Swimming in Subsidies: The National Flood Insurance Program must dry up.

Already, the news of
the massive flooding in the Midwest has
disappeared from most newspaper front pages. And, indeed, the worst is probably
over: hydrologists believe that the Mississippi
River crested on June 22 and 23 and probably will not flood again in
2008. Although it is cold comfort for people who have lost homes, cars, and
loved ones, the nation avoided any enormous levee breaks in heavily populated
areas, dispensed relief efficiently, and kept loss of life to a minimum. By some
standards, America’s relief efforts seem to have
worked.

But this apparent success hides one simple fact: We got lucky.
An extra foot or so of water would have inundated towns, caused billions in
damage, and killed many more. Despite billions in subsidies for breakwaters,
flood barriers, relief, and flood insurance, there’s little hope of solving
America’s flooding problem anytime
soon. Unless the nation wants to go on risking massive loss of life from
flooding every decade, we need a fundamentally different policy based on one
simple principle: the government should not subsidize any new development in
areas likely to flood.

To
begin with, using tax dollars to build new breakwaters — a practice many
conservatives show a strange attraction for — is almost always a bad idea.
Environmentalists are mostly right when they say that wetlands do a better job
controlling floods than government-built rock-piles. And longstanding Army Corps
of Engineers policies — beginning with 1936’s National Flood Control Act — have
encouraged plenty of development in places that probably should have been left
wild. In a few cases, cities might well follow the example of Grand Forks, North
Dakota (inundated in 1997’s Red River Floods) and use some likely-to-flood areas
as parkland, golf courses, or wilderness. Most often, however, there’s little
choice but to strengthen the existing breakwaters: it’s not realistic to argue
that every flood prone town should move.

The real problem — the truly
enormous subsidy for building in flood-prone areas — lies with the National Flood Insurance Program
(NFIP) that provides individual coverage for homes and small businesses.
Although changes that both houses of Congress have passed will correct its most
obvious absurdities — insuring second homes against flood and rebuilding
properties dozens of times — NFIP remains deeply troubled. Each year, it
requires massive subsidies. Indeed, Congress had little choice but as to forgive
the $18 billion in debt that it has run up since 1999 (both houses of Congress
have voted to do that). Likewise, it has had very mixed results in encouraging
safer building.

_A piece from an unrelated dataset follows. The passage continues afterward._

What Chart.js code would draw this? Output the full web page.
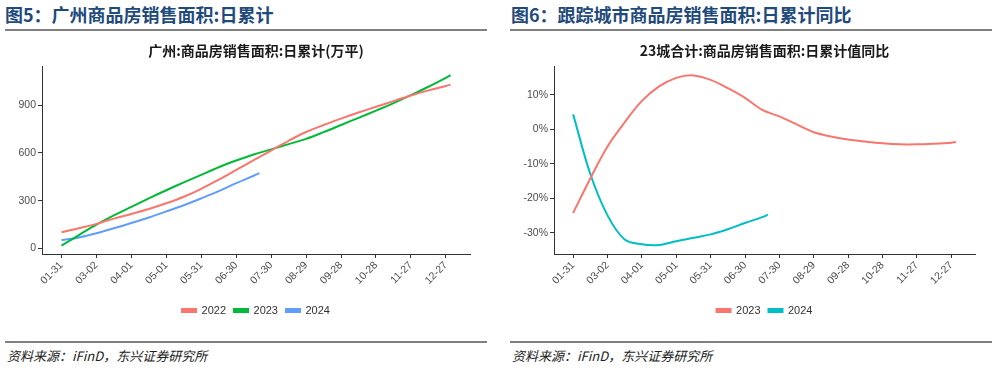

The flood maps used to set rates have only a vague relationship
to actual risk and, as a result, the rates that individual property owners pay
have a lot more to do with guesswork than actuarial calculation.

Even
more seriously, the fundamental standard that the program sets — homes can be
built on areas likely to flood every 100 years but not more often than that —
encourages development. A home on a 100-year flood plain has more than a one in
four chance of flooding during a typical 30-year mortgage. This is simply too
often. And adding wind damage to the flood program — something the House of
Representatives and some insurance companies favor doing — would make things
even worse.

Although there’s no way to terminate flood insurance
tomorrow, Congress needs to spend the next few years looking over the program
very carefully. In the long run, the United States needs a strategy that
will result in private, self-sustaining flood insurance. Among other things,
creating a viable private flood insurance market will require efforts to improve
the quality of flood maps and encourage property owners to strengthen their own
homes. Individuals who wish to live in flood-prone areas and developers who wish
to build there shouldn’t face undo restrictions on using their own property. But
they shouldn’t expect a dime for subsidized insurance, roads, breakwaters,
schools, or anything else that taxpayers will pay for rebuilding.

Gilbert F. White — a one-time president of Haverford College
who is considered the father of
floodplain management — put it simply: “Floods are acts of God,” he wrote.
“Flood losses are acts of man.” And that’s the bottom line.